- SUPPLIED DATA:
◇ ◇ ◇
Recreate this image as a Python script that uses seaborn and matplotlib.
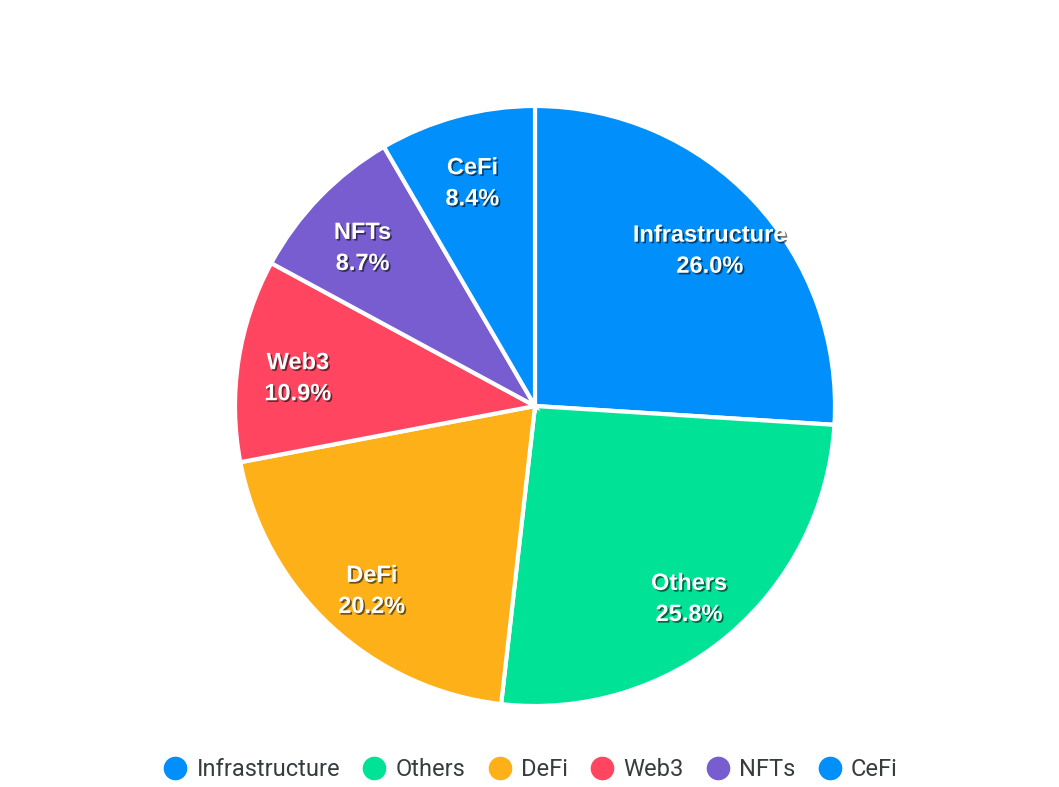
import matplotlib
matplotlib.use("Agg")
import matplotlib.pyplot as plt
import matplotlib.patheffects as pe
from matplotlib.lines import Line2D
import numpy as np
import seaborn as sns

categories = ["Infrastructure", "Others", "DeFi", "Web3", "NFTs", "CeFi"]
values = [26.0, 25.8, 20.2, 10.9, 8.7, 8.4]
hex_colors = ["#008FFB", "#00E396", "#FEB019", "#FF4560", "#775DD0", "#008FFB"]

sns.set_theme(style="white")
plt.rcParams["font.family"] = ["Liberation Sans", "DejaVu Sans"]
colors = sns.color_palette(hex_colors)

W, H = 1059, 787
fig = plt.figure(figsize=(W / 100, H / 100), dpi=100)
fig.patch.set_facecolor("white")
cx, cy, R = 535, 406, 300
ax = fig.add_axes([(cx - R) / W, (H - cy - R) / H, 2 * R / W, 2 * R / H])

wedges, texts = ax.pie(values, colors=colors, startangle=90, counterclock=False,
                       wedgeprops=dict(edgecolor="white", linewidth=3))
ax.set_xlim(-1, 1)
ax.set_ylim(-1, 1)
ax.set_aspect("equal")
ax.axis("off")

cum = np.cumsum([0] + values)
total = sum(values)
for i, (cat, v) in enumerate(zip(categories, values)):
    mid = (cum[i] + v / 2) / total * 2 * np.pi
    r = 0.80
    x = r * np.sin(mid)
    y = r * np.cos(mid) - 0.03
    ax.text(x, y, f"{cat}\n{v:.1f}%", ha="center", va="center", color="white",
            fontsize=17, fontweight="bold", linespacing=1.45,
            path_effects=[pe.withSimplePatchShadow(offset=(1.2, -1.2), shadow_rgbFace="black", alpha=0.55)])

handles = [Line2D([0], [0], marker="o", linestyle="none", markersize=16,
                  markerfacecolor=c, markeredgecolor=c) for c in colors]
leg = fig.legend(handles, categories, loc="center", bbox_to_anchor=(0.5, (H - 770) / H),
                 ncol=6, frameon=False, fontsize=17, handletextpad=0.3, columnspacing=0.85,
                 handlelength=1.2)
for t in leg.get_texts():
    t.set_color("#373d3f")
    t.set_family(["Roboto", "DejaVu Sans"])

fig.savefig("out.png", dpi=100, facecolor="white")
◇ ◇ ◇
- WHAT YOU WILL DO:
Copy the data exactly. Any picture it contains is to be omitted.

- RESPONSE BELOW:
Recreate this image as a Python script that uses seaborn and matplotlib.
import matplotlib
matplotlib.use("Agg")
import matplotlib.pyplot as plt
import matplotlib.patheffects as pe
from matplotlib.lines import Line2D
import numpy as np
import seaborn as sns

categories = ["Infrastructure", "Others", "DeFi", "Web3", "NFTs", "CeFi"]
values = [26.0, 25.8, 20.2, 10.9, 8.7, 8.4]
hex_colors = ["#008FFB", "#00E396", "#FEB019", "#FF4560", "#775DD0", "#008FFB"]

sns.set_theme(style="white")
plt.rcParams["font.family"] = ["Liberation Sans", "DejaVu Sans"]
colors = sns.color_palette(hex_colors)

W, H = 1059, 787
fig = plt.figure(figsize=(W / 100, H / 100), dpi=100)
fig.patch.set_facecolor("white")
cx, cy, R = 535, 406, 300
ax = fig.add_axes([(cx - R) / W, (H - cy - R) / H, 2 * R / W, 2 * R / H])

wedges, texts = ax.pie(values, colors=colors, startangle=90, counterclock=False,
                       wedgeprops=dict(edgecolor="white", linewidth=3))
ax.set_xlim(-1, 1)
ax.set_ylim(-1, 1)
ax.set_aspect("equal")
ax.axis("off")

cum = np.cumsum([0] + values)
total = sum(values)
for i, (cat, v) in enumerate(zip(categories, values)):
    mid = (cum[i] + v / 2) / total * 2 * np.pi
    r = 0.80
    x = r * np.sin(mid)
    y = r * np.cos(mid) - 0.03
    ax.text(x, y, f"{cat}\n{v:.1f}%", ha="center", va="center", color="white",
            fontsize=17, fontweight="bold", linespacing=1.45,
            path_effects=[pe.withSimplePatchShadow(offset=(1.2, -1.2), shadow_rgbFace="black", alpha=0.55)])

handles = [Line2D([0], [0], marker="o", linestyle="none", markersize=16,
                  markerfacecolor=c, markeredgecolor=c) for c in colors]
leg = fig.legend(handles, categories, loc="center", bbox_to_anchor=(0.5, (H - 770) / H),
                 ncol=6, frameon=False, fontsize=17, handletextpad=0.3, columnspacing=0.85,
                 handlelength=1.2)
for t in leg.get_texts():
    t.set_color("#373d3f")
    t.set_family(["Roboto", "DejaVu Sans"])

fig.savefig("out.png", dpi=100, facecolor="white")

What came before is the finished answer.